A similar argument has been made by Mr Trump and Republicans for removing protections that tech companies receive under Section 230 of the Communications Decency Act, which designates them as platforms rather than publishers and thus protects them from legal liability for what users post on their sites.
But while Republicans argue that the companies should act like platforms and remove all censorship to keep those protections, the Democrats’ argument focuses on urging companies to act like publishers and make more editorial decisions.

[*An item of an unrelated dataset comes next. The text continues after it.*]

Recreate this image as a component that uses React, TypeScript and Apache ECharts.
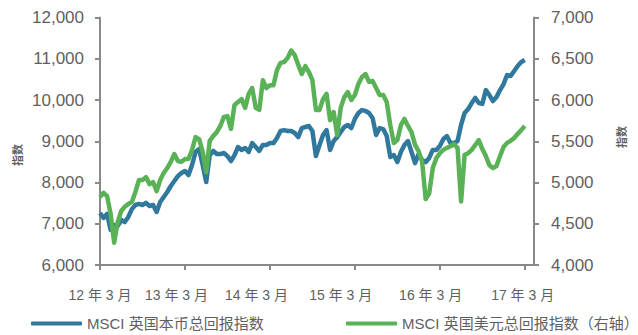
import React, { useEffect, useRef } from 'react';
import * as echarts from 'echarts';

// Series are sampled every half month, starting March 2012.
const STEP_MONTHS = 0.5;

// MSCI UK total return index, local currency (left axis)
const ukLocalCcy: number[] = [
  7260, 7140, 7240, 6850, 6970, 6945, 7090, 7040, 7165, 7355,
  7455, 7480, 7455, 7505, 7430, 7455, 7285, 7525, 7650, 7770,
  7915, 8035, 8155, 8230, 8280, 8180, 8425, 8740, 8810, 8425,
  8010, 8665, 8765, 8690, 8690, 8715, 8640, 8520, 8665, 8860,
  8790, 8835, 8740, 8955, 8860, 8765, 8910, 8910, 8955, 8955,
  9080, 9250, 9270, 9250, 9250, 9200, 9100, 9320, 9345, 9370,
  9250, 8640, 8910, 9150, 9270, 8790, 9005, 9100, 9225, 9345,
  9395, 9320, 9540, 9685, 9755, 9735, 9685, 9565, 9150, 9320,
  9295, 9125, 8620, 8665, 8495, 8740, 8910, 9005, 8740, 8470,
  8690, 8545, 8495, 8595, 8790, 8790, 8885, 9055, 9125, 8955,
  8955, 9005, 9395, 9685, 9780, 9925, 10050, 9925, 9905, 10240,
  10120, 9975, 10070, 10240, 10385, 10605, 10580, 10705, 10825, 10920,
  10970,
];

// MSCI UK total return index, US dollars (right axis)
const ukUsd: number[] = [
  4825, 4875, 4835, 4620, 4270, 4520, 4655, 4705, 4740, 4765,
  4885, 5030, 5030, 5065, 4980, 5005, 4895, 5030, 5115, 5175,
  5250, 5345, 5260, 5250, 5285, 5285, 5395, 5550, 5525, 5370,
  5125, 5505, 5565, 5610, 5685, 5795, 5805, 5650, 5940, 5975,
  6010, 5905, 6075, 6145, 5905, 5880, 6240, 6145, 6180, 6180,
  6365, 6450, 6460, 6510, 6600, 6545, 6425, 6315, 6410, 6340,
  6240, 5880, 5880, 6010, 6075, 5755, 5855, 5575, 5905, 6035,
  6095, 6000, 6060, 6195, 6280, 6315, 6220, 6230, 6145, 6060,
  6060, 5975, 5695, 5480, 5515, 5695, 5770, 5685, 5610, 5455,
  5380, 5250, 4800, 4870, 5175, 5295, 5355, 5395, 5420, 5440,
  5465, 5420, 4770, 5335, 5355, 5395, 5455, 5515, 5405, 5320,
  5210, 5175, 5200, 5320, 5430, 5480, 5505, 5540, 5590, 5635,
  5685,
];

const seriesNames = ['MSCI 英国本币总回报指数', 'MSCI 英国美元总回报指数（右轴）'];

// Year ticks (months since March 2012) and their date labels
const tickMonths = [0, 12, 24, 36, 48, 60];
const tickLabels = ['12 年 3 月', '13 年 3 月', '14 年 3 月', '15 年 3 月', '16 年 3 月', '17 年 3 月'];
// where each date label sits along the axis
const labelAnchors = [0, 10.8, 22.1, 34.0, 46.7, 59.7];

const AXIS_COLOR = '#898989';
const TEXT_COLOR = '#5f5f5f';
const FONT = '"Liberation Sans", Arial, "Noto Sans CJK SC", sans-serif';
const BLUE = '#31789d';
const GREEN = '#59b256';

const thousands = (v: number) => v.toLocaleString('en-US');

export default function App() {
  const ref = useRef<HTMLDivElement>(null);

  useEffect(() => {
    if (!ref.current) return;
    const chart = echarts.init(ref.current, undefined, { renderer: 'svg' });

    const axisLine = { show: true, onZero: false, lineStyle: { color: AXIS_COLOR, width: 2 } };
    const axisTick = { show: true, length: 5, lineStyle: { color: AXIS_COLOR, width: 2 } };
    const yLabel = { color: TEXT_COLOR, fontSize: 17, fontFamily: FONT, formatter: thousands };

    const legendBase = {
      top: 316,
      padding: 0,
      itemWidth: 51,
      itemHeight: 4,
      icon: 'roundRect',
      textStyle: { color: TEXT_COLOR, fontSize: 15, fontFamily: FONT },
    };

    const titleText = (x: number, y: number) => ({
      type: 'text',
      x,
      y,
      rotation: Math.PI / 2,
      style: {
        text: '指数',
        fill: TEXT_COLOR,
        font: `bold 11px ${FONT}`,
        align: 'center',
        verticalAlign: 'middle',
      },
    });

    chart.setOption({
      animation: false,
      backgroundColor: '#ffffff',
      textStyle: { fontFamily: FONT },
      grid: { left: 100, right: 104, top: 17.5, bottom: 70, containLabel: false },
      xAxis: {
        type: 'value',
        min: 0,
        max: 61.3,
        interval: 12,
        axisLine,
        axisTick: { ...axisTick, customValues: tickMonths },
        axisLabel: {
          customValues: labelAnchors,
          color: TEXT_COLOR,
          fontSize: 14,
          fontFamily: FONT,
          margin: 23,
          formatter: (v: number) => {
            const k = labelAnchors.findIndex((m) => Math.abs(m - v) < 0.01);
            return k >= 0 ? tickLabels[k] : '';
          },
        },
        splitLine: { show: false },
      },
      yAxis: [
        {
          type: 'value',
          min: 6000,
          max: 12000,
          interval: 1000,
          axisLine,
          axisTick,
          axisLabel: { ...yLabel, margin: 16 },
          splitLine: { show: false },
        },
        {
          type: 'value',
          position: 'right',
          min: 4000,
          max: 7000,
          interval: 500,
          axisLine,
          axisTick,
          axisLabel: { ...yLabel, margin: 17 },
          splitLine: { show: false },
        },
      ],
      legend: [
        { ...legendBase, left: 31, data: [seriesNames[0]] },
        { ...legendBase, left: 346, data: [seriesNames[1]] },
      ],
      graphic: [titleText(18, 155), titleText(622, 137)],
      series: [
        {
          name: seriesNames[0],
          type: 'line',
          yAxisIndex: 0,
          showSymbol: false,
          color: BLUE,
          lineStyle: { width: 4.5, color: BLUE, join: 'round' },
          data: ukLocalCcy.map((v, i) => [i * STEP_MONTHS, v]),
        },
        {
          name: seriesNames[1],
          type: 'line',
          yAxisIndex: 1,
          showSymbol: false,
          color: GREEN,
          lineStyle: { width: 4.5, color: GREEN, join: 'round' },
          data: ukUsd.map((v, i) => [i * STEP_MONTHS, v]),
        },
      ],
    });

    return () => chart.dispose();
  }, []);

  return <div ref={ref} style={{ width: 638, height: 335, marginLeft: -8, marginTop: -8 }} />;
}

"The First Amendment doesn’t require private companies to provide a platform for any view that is out there. At the end of the day, we’re going to have to find a combination of government regulations and corporate practices that address this, because it’s going to get worse. If you can perpetrate crazy lies and conspiracy theories just with texts, imagine what you can do when you can make it look like you or me saying anything on video. We’re pretty close to that now," Mr Obama said.
"If we do not have the capacity to distinguish what’s true from what’s false, then by definition the marketplace of ideas doesn’t work. And by definition our democracy doesn’t work. We are entering into an epistemological crisis."